Over breakfast yesterday I watched with interest a television documentary on Peaches Geldof, daughter of Sir Bob of Live Aid fame. The programme covered her “wild child” lifestyle, and I saw parallels with similar coverage of her mother, the late Paula Yates who was equally highlighted by the media.
The interviews showed Miss Geldof as devil-may-care, who in the vernacular of our parents and grandparents might have been described as “a flighty young thing”. She described how she spent time in her New York apartment “to rest – London’s just so fast”; how her normal day would see her getting up “around ten or eleven” in the morning, then partying all night long. But through the Transatlantic accent and , through the statements about engendering awkwardness in others because she found their reactions ‘interesting’, I saw a serious and dedicated young woman. In her work for Nylon, the cult American style magazine she showed immense professionalism and a real talent for engaging with the public.

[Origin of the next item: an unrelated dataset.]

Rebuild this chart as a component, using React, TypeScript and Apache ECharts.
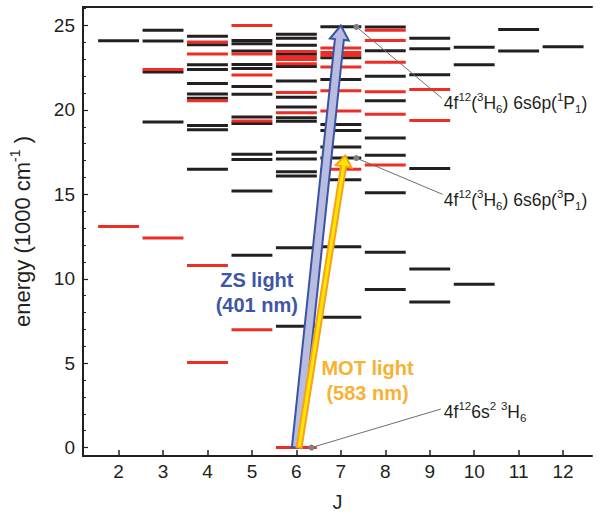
import React, { useEffect, useRef } from 'react';
import * as echarts from 'echarts';

// ---------- data ----------
const J_VALUES = [2, 3, 4, 5, 6, 7, 8, 9, 10, 11, 12];
const Y_MAJOR = [0, 5, 10, 15, 20, 25];
const Y_MINOR = [0, 1, 2, 3, 4, 5, 6, 7, 8, 9, 10, 11, 12, 13, 14, 15, 16, 17, 18, 19, 20, 21, 22, 23, 24, 25, 26];

// energy levels (1000 cm^-1) per J, odd parity (black) / even parity (red)
const BLACK_LEVELS: number[][] = [
  [24.1],
  [24.72, 24.08, 22.25, 19.29],
  [24.37, 23.86, 22.68, 22.39, 21.57, 20.95, 20.69, 19.08, 18.83, 16.49],
  [24.12, 23.92, 23.5, 22.7, 22.46, 21.39, 20.93, 19.58, 19.2, 17.37, 17.06, 15.2, 11.4],
  [24.48, 24.25, 23.84, 23.3, 22.58, 21.72, 20.75, 20.17, 19.54, 19.33, 17.49, 17.09, 16.34, 16.09, 11.84, 7.19],
  [24.93, 23.09, 21.8, 19.14, 18.79, 17.81, 17.15, 15.87, 11.9, 7.72],
  [24.91, 23.51, 22.0, 20.55, 18.34, 17.31, 15.09, 11.57, 9.37],
  [24.25, 23.63, 22.09, 16.53, 10.58, 8.63],
  [23.71, 22.68, 9.67],
  [24.76, 23.49],
  [23.75],
];
const RED_LEVELS: number[][] = [
  [13.1],
  [22.4, 12.41],
  [24.02, 23.32, 20.54, 10.78, 5.04],
  [25.0, 23.32, 22.07, 19.35, 6.98],
  [23.47, 23.14, 22.99, 22.74, 21.04, 19.84, 0],
  [23.67, 23.41, 23.24, 22.54, 21.14, 19.94, 16.49],
  [24.72, 24.11, 22.83, 21.08, 19.74, 16.74],
  [21.21, 19.37],
  [],
  [],
  [],
];

// transitions: [J start, E start, J end, E end]
const ZS_ARROW = [6.0, 0, 7.0, 25.0];
const MOT_ARROW = [6.06, 0, 7.1, 17.3];

// leader lines: [J dot, E dot, J end, E end]
const LEADERS = [
  [7.35, 24.92, 9.27, 20.71],
  [7.35, 17.15, 9.29, 15.0],
  [6.34, 0, 9.25, 2.28],
];
const STATE_POS = [
  [9.317, 20.42],
  [9.317, 14.64],
  [9.317, 2.08],
];
const STATE_TEXTS = [
  '{n|4f}{p|12}{n|(}{p|3}{n|H}{b|6}{n|) 6s6p(}{p|1}{n|P}{b|1}{n|)}',
  '{n|4f}{p|12}{n|(}{p|3}{n|H}{b|6}{n|) 6s6p(}{p|3}{n|P}{b|1}{n|)}',
  '{n|4f}{p|12}{n|6s}{p|2}{n| }{p|3}{n|H}{b|6}',
];
const ZS_TEXT_POS = [5.11, 9.2];
const MOT_TEXT_POS = [7.6, 4.0];

// ---------- styles ----------
const FONT = '"Liberation Sans", Arial, Helvetica, sans-serif';
const INK = '#231f20';
const RED = '#ee2d24';
const HALF = 0.46;

const stateRich = {
  n: { fontSize: 17.5, fontFamily: FONT, lineHeight: 24, verticalAlign: 'middle', fill: INK, color: INK },
  p: { fontSize: 11.5, fontFamily: FONT, lineHeight: 16, verticalAlign: 'top', fill: INK, color: INK },
  b: { fontSize: 11.5, fontFamily: FONT, lineHeight: 8, verticalAlign: 'bottom', fill: INK, color: INK },
};

function arrowPoints(p0: number[], p1: number[], shaftW: number, headW: number, headL: number) {
  const dx = p1[0] - p0[0];
  const dy = p1[1] - p0[1];
  const L = Math.hypot(dx, dy);
  const ux = dx / L, uy = dy / L;
  const nx = -uy, ny = ux;
  const bx = p1[0] - ux * headL, by = p1[1] - uy * headL;
  return [
    [p0[0] + (nx * shaftW) / 2, p0[1] + (ny * shaftW) / 2],
    [bx + (nx * shaftW) / 2, by + (ny * shaftW) / 2],
    [bx + (nx * headW) / 2, by + (ny * headW) / 2],
    [p1[0], p1[1]],
    [bx - (nx * headW) / 2, by - (ny * headW) / 2],
    [bx - (nx * shaftW) / 2, by - (ny * shaftW) / 2],
    [p0[0] - (nx * shaftW) / 2, p0[1] - (ny * shaftW) / 2],
  ];
}

function levelSeries(levels: number[][], color: string) {
  const data = J_VALUES.flatMap((j, i) => levels[i].map((e) => [j, e]));
  return {
    type: 'custom',
    coordinateSystem: 'cartesian2d',
    data,
    silent: true,
    z: 2,
    renderItem: (_p: any, api: any) => {
      const j = api.value(0);
      const e = api.value(1);
      const a = api.coord([j - HALF, e]);
      const b = api.coord([j + HALF, e]);
      return {
        type: 'line',
        shape: { x1: a[0], y1: a[1], x2: b[0], y2: b[1] },
        style: { stroke: color, lineWidth: 3 },
      };
    },
  };
}

function arrowSeries(arrow: number[], fill: string, stroke: string, shaftW: number, headW: number, headL: number, z: number) {
  return {
    type: 'custom',
    coordinateSystem: 'cartesian2d',
    data: [arrow],
    encode: { x: [0, 2], y: [1, 3] },
    silent: true,
    z,
    renderItem: (_p: any, api: any) => {
      const p0 = api.coord([api.value(0), api.value(1)]);
      const p1 = api.coord([api.value(2), api.value(3)]);
      return {
        type: 'polygon',
        shape: { points: arrowPoints(p0, p1, shaftW, headW, headL) },
        style: { fill, stroke, lineWidth: 2, lineJoin: 'miter' },
      };
    },
  };
}

function buildOption() {
  const xCommon = { type: 'value', min: 1.2, max: 12.65 };
  const yCommon = { type: 'value', min: -0.5, max: 26.1 };
  return {
    animation: false,
    backgroundColor: '#ffffff',
    grid: { left: 80, top: 7, right: 11, bottom: 54 },
    xAxis: [
      {
        ...xCommon,
        position: 'bottom',
        axisLine: { show: true, onZero: false, lineStyle: { color: INK, width: 2 } },
        axisTick: { show: true, inside: true, length: 6, customValues: J_VALUES, lineStyle: { color: INK, width: 1.5 } },
        axisLabel: { customValues: J_VALUES, fontSize: 19, color: INK, fontFamily: FONT, margin: 6 },
        splitLine: { show: false },
        name: 'J',
        nameLocation: 'middle',
        nameGap: 36,
        nameTextStyle: { fontSize: 20, color: INK, fontFamily: FONT },
      },
      {
        ...xCommon,
        position: 'top',
        axisLine: { show: true, onZero: false, lineStyle: { color: INK, width: 2 } },
        axisTick: { show: false },
        axisLabel: { show: false },
        splitLine: { show: false },
      },
    ],
    yAxis: [
      {
        ...yCommon,
        position: 'left',
        axisLine: { show: true, onZero: false, lineStyle: { color: INK, width: 2 } },
        axisTick: { show: true, inside: true, length: 3, customValues: Y_MINOR, lineStyle: { color: INK, width: 1 } },
        axisLabel: { customValues: Y_MAJOR, fontSize: 19, color: INK, fontFamily: FONT, margin: 8 },
        splitLine: { show: false },
        name: '{a|energy (1000 cm}{s|-1}{a| )}',
        nameLocation: 'middle',
        nameRotate: 90,
        nameGap: 47,
        nameTextStyle: {
          rich: {
            a: { fontSize: 22, fontFamily: FONT, color: INK, lineHeight: 28, verticalAlign: 'middle' },
            s: { fontSize: 14, fontFamily: FONT, color: INK, lineHeight: 18, verticalAlign: 'top' },
          },
        },
      },
      {
        ...yCommon,
        position: 'left',
        axisLine: { show: false, onZero: false },
        axisTick: { show: true, inside: true, length: 5, customValues: Y_MAJOR, lineStyle: { color: INK, width: 1.2 } },
        axisLabel: { show: false },
        splitLine: { show: false },
      },
    ],
    series: [
      levelSeries(BLACK_LEVELS, INK),
      levelSeries(RED_LEVELS, RED),
      arrowSeries(ZS_ARROW, '#b8bce0', '#3a53a4', 9, 19, 14, 5),
      arrowSeries(MOT_ARROW, '#ffe600', '#f6a21c', 5, 16, 11, 6),
      {
        type: 'custom',
        coordinateSystem: 'cartesian2d',
        data: LEADERS,
        encode: { x: [0, 2], y: [1, 3] },
        silent: true,
        z: 7,
        renderItem: (_p: any, api: any) => {
          const a = api.coord([api.value(0), api.value(1)]);
          const b = api.coord([api.value(2), api.value(3)]);
          return {
            type: 'group',
            children: [
              { type: 'line', shape: { x1: a[0], y1: a[1], x2: b[0], y2: b[1] }, style: { stroke: '#6f6f6f', lineWidth: 1 } },
              { type: 'circle', shape: { cx: a[0], cy: a[1], r: 3 }, style: { fill: '#808080' } },
            ],
          };
        },
      },
      {
        type: 'custom',
        coordinateSystem: 'cartesian2d',
        data: STATE_POS.map((p, i) => [p[0], p[1], i]),
        silent: true,
        z: 8,
        renderItem: (_p: any, api: any) => {
          const c = api.coord([api.value(0), api.value(1)]);
          const i = api.value(2);
          return {
            type: 'text',
            x: c[0],
            y: c[1],
            style: {
              text: STATE_TEXTS[i],
              rich: stateRich,
              align: 'left',
              verticalAlign: 'middle',
              fill: INK,
              fontFamily: FONT,
              fontSize: 17.5,
            },
          };
        },
      },
      {
        type: 'custom',
        coordinateSystem: 'cartesian2d',
        data: [
          [ZS_TEXT_POS[0], ZS_TEXT_POS[1], 0],
          [MOT_TEXT_POS[0], MOT_TEXT_POS[1], 1],
        ],
        silent: true,
        z: 8,
        renderItem: (_p: any, api: any) => {
          const c = api.coord([api.value(0), api.value(1)]);
          const i = api.value(2);
          return {
            type: 'text',
            x: c[0],
            y: c[1],
            style: {
              text: i === 0 ? 'ZS light\n(401 nm)' : 'MOT light\n(583 nm)',
              fill: i === 0 ? '#3d56a6' : '#f8b133',
              fontFamily: FONT,
              fontSize: 20,
              fontWeight: 'bold',
              lineHeight: 25,
              align: 'center',
              verticalAlign: 'middle',
            },
          };
        },
      },
    ],
  };
}

export default function App() {
  const ref = useRef<HTMLDivElement>(null);
  useEffect(() => {
    document.body.style.margin = '0';
    const chart = echarts.init(ref.current as HTMLDivElement, null, { renderer: 'svg' });
    chart.setOption(buildOption() as any);
    return () => chart.dispose();
  }, []);
  return <div ref={ref} style={{ width: 603, height: 517 }} />;
}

And for heaven’s sake – she’s only twenty years old. The expectations of her as daughter of Bob Geldof must be unrelenting, and the expectation for her to display the same wild tendencies as her late mother is hugely unfair. It made me think of other famous offspring – Donald Sutherland’s son Kiefer; Aaron Spelling’s daughter Tori; Ryan O’Neal’s daughter Tatum – not to mention our own young Royals. If only the media could just think of them as personalities in their own right and give them a chance to grow up appropriately, they might all have their own chance to shine.